§ **What the task asks**:
List each line holding the string "this".

== Task material

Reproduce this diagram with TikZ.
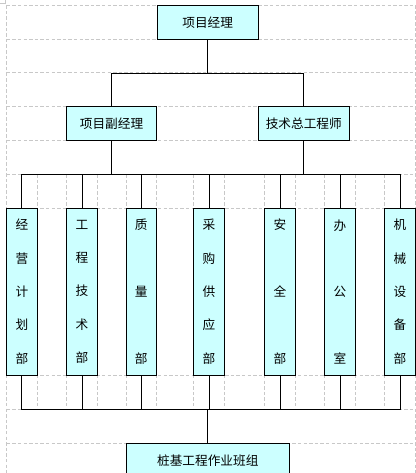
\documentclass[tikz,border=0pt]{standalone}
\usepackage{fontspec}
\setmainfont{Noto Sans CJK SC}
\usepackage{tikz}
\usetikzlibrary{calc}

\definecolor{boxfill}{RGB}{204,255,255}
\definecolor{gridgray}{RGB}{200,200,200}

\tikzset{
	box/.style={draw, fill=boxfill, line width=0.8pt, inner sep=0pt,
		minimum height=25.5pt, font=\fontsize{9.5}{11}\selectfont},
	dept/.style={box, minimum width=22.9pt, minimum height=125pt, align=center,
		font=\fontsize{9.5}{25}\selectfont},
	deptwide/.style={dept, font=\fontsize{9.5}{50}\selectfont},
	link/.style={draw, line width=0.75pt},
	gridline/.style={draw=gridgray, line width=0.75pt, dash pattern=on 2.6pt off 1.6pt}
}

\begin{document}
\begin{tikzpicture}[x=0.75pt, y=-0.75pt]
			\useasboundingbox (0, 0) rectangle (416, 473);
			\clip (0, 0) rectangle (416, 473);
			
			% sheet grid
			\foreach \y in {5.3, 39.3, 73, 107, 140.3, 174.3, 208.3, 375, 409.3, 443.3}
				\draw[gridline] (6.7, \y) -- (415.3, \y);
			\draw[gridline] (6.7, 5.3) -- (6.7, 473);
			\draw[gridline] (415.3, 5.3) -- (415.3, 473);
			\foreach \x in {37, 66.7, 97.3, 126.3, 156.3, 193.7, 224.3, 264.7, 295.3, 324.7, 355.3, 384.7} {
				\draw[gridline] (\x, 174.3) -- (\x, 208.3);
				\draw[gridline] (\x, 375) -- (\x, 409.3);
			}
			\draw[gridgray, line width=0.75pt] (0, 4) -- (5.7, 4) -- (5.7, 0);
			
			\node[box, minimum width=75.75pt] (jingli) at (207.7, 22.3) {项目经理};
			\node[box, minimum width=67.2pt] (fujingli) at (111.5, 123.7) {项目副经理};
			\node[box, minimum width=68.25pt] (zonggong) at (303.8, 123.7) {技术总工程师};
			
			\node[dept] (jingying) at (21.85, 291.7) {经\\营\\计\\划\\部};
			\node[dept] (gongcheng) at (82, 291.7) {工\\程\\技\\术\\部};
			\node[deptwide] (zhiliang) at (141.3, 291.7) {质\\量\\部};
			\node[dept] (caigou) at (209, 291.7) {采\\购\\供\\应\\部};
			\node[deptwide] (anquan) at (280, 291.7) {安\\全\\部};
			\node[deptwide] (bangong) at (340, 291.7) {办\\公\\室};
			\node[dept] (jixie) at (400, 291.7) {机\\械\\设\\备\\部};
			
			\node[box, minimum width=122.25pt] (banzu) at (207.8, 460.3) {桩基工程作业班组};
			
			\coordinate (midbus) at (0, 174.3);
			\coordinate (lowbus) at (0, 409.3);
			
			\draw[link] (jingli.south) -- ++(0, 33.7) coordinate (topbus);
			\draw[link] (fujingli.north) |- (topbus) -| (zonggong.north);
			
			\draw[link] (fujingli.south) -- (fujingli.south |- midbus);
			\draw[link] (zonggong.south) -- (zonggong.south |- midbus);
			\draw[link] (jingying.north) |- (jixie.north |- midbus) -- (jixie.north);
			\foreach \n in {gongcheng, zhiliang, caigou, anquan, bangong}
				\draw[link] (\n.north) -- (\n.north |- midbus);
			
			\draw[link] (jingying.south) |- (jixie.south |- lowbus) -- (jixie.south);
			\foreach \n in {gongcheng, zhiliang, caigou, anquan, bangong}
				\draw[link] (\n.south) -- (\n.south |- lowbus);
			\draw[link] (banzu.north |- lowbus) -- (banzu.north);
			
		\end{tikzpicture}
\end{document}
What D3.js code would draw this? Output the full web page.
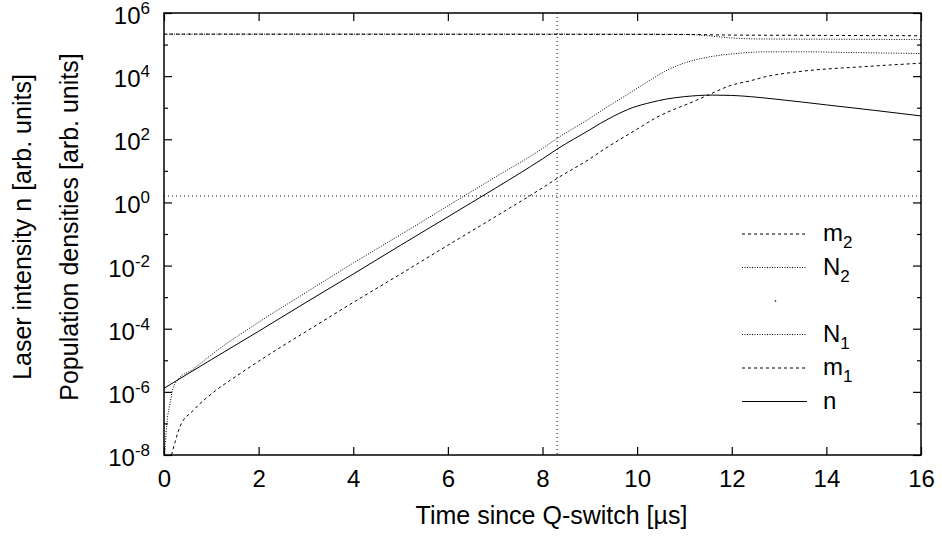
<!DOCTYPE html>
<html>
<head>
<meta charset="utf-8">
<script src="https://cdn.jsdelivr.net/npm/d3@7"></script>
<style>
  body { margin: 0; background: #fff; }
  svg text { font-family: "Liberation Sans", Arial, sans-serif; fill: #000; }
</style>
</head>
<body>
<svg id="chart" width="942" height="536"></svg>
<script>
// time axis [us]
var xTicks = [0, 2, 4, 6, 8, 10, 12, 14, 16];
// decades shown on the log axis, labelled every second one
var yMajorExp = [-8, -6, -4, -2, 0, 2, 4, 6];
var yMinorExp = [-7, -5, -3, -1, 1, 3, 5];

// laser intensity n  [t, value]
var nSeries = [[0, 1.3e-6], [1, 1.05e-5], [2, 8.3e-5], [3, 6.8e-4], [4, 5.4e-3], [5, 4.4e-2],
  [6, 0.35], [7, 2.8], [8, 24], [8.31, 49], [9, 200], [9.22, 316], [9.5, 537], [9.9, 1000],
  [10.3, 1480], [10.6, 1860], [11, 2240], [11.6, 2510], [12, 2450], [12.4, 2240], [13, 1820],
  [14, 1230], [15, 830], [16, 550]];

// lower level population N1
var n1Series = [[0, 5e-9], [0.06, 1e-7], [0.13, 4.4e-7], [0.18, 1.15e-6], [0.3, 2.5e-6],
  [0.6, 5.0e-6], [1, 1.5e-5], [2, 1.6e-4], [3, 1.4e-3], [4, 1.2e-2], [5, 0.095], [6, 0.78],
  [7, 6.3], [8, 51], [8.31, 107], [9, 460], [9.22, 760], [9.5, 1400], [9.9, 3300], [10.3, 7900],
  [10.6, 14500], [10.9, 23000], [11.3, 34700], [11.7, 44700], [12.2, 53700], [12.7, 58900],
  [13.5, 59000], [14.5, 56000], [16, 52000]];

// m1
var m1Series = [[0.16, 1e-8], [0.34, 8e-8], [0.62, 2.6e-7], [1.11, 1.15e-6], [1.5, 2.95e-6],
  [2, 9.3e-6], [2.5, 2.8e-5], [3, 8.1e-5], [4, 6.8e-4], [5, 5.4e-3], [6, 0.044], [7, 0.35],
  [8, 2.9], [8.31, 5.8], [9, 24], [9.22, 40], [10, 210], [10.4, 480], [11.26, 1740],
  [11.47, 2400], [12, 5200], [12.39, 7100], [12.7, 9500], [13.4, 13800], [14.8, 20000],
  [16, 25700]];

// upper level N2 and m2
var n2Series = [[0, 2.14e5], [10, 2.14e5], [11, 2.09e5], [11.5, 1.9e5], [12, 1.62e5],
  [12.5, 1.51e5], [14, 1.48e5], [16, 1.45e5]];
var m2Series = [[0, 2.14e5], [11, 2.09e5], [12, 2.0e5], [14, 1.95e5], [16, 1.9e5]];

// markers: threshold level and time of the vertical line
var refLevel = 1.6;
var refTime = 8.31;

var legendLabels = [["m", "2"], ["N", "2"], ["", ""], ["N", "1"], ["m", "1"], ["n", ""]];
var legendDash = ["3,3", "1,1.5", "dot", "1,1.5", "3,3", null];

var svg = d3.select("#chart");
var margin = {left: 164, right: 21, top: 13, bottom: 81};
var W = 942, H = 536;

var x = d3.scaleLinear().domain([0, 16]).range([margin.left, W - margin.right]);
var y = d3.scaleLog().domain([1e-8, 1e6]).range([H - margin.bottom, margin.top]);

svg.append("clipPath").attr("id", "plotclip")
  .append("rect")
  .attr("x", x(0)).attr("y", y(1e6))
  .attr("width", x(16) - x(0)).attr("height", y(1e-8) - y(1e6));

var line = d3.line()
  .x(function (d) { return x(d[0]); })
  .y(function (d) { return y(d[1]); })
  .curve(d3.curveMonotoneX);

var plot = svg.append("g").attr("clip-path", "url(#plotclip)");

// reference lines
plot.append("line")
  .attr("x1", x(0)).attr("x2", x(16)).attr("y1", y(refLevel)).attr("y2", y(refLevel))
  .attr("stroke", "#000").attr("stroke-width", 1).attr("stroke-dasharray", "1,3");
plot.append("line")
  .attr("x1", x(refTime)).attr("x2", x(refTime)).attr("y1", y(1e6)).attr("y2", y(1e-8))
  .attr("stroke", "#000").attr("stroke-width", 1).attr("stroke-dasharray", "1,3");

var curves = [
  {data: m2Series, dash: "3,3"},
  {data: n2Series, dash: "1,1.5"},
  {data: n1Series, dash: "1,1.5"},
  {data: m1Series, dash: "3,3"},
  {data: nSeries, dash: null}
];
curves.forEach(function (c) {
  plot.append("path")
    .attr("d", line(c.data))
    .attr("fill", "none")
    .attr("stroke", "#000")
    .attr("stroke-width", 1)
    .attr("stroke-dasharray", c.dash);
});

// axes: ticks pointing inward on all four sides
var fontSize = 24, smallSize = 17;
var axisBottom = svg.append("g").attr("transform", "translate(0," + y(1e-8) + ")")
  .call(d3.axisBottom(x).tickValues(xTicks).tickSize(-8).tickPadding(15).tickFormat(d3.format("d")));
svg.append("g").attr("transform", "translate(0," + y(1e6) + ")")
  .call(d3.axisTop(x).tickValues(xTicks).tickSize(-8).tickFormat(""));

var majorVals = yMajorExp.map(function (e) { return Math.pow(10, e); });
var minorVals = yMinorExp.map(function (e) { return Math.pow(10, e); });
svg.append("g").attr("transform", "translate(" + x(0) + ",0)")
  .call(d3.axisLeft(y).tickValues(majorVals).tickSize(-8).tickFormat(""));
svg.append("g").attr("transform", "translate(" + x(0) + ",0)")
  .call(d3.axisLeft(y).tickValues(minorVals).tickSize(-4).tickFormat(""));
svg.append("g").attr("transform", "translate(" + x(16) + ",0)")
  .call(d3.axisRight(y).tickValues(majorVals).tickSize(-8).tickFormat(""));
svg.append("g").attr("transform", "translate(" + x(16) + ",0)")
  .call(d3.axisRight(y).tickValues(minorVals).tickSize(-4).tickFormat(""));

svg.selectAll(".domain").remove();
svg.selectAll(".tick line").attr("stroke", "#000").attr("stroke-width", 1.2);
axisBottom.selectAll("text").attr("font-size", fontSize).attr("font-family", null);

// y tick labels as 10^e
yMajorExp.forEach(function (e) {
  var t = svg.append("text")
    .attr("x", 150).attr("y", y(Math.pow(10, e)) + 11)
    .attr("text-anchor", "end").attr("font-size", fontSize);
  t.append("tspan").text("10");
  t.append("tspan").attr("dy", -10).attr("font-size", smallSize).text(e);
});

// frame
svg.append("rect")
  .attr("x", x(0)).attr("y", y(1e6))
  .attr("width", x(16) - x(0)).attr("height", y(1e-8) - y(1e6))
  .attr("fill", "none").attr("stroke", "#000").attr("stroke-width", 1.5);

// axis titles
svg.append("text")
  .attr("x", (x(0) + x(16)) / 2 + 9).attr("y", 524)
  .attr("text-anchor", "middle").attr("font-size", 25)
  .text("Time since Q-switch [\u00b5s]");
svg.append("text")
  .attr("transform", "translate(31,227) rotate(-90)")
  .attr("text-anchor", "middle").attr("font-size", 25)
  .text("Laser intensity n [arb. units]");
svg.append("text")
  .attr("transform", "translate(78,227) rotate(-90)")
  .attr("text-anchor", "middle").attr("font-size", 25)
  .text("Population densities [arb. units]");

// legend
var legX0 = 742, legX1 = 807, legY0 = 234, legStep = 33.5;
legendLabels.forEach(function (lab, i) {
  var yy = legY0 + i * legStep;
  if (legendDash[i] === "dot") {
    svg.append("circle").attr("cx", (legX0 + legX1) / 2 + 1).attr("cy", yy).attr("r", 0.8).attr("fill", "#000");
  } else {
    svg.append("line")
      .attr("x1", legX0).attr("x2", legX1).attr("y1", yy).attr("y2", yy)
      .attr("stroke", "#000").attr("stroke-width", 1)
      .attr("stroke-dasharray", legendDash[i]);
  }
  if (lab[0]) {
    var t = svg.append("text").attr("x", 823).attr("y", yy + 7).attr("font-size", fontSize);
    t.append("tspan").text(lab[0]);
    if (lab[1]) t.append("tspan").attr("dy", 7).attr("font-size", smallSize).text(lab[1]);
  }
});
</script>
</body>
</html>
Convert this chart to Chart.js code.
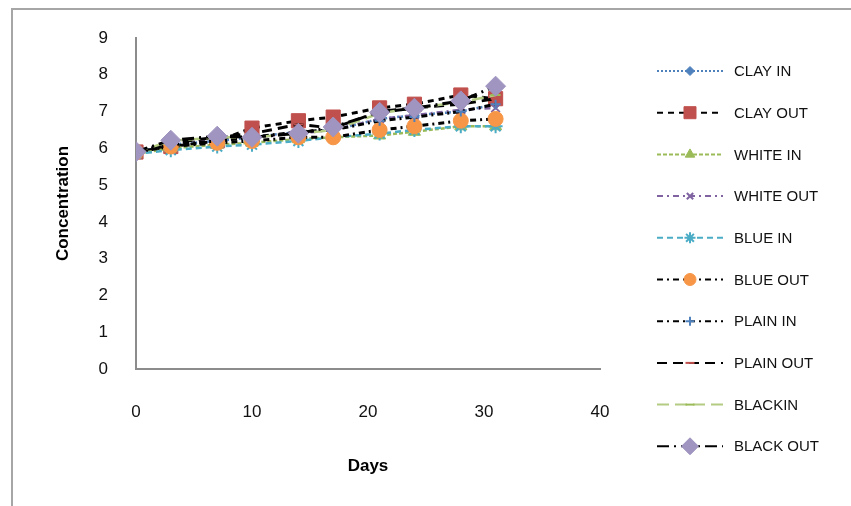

====

§ **Finished answer**:
Reproduce this diagram with TikZ.
What D3.js code would draw this? Output the full web page.
Convert this chart to Chart.js code.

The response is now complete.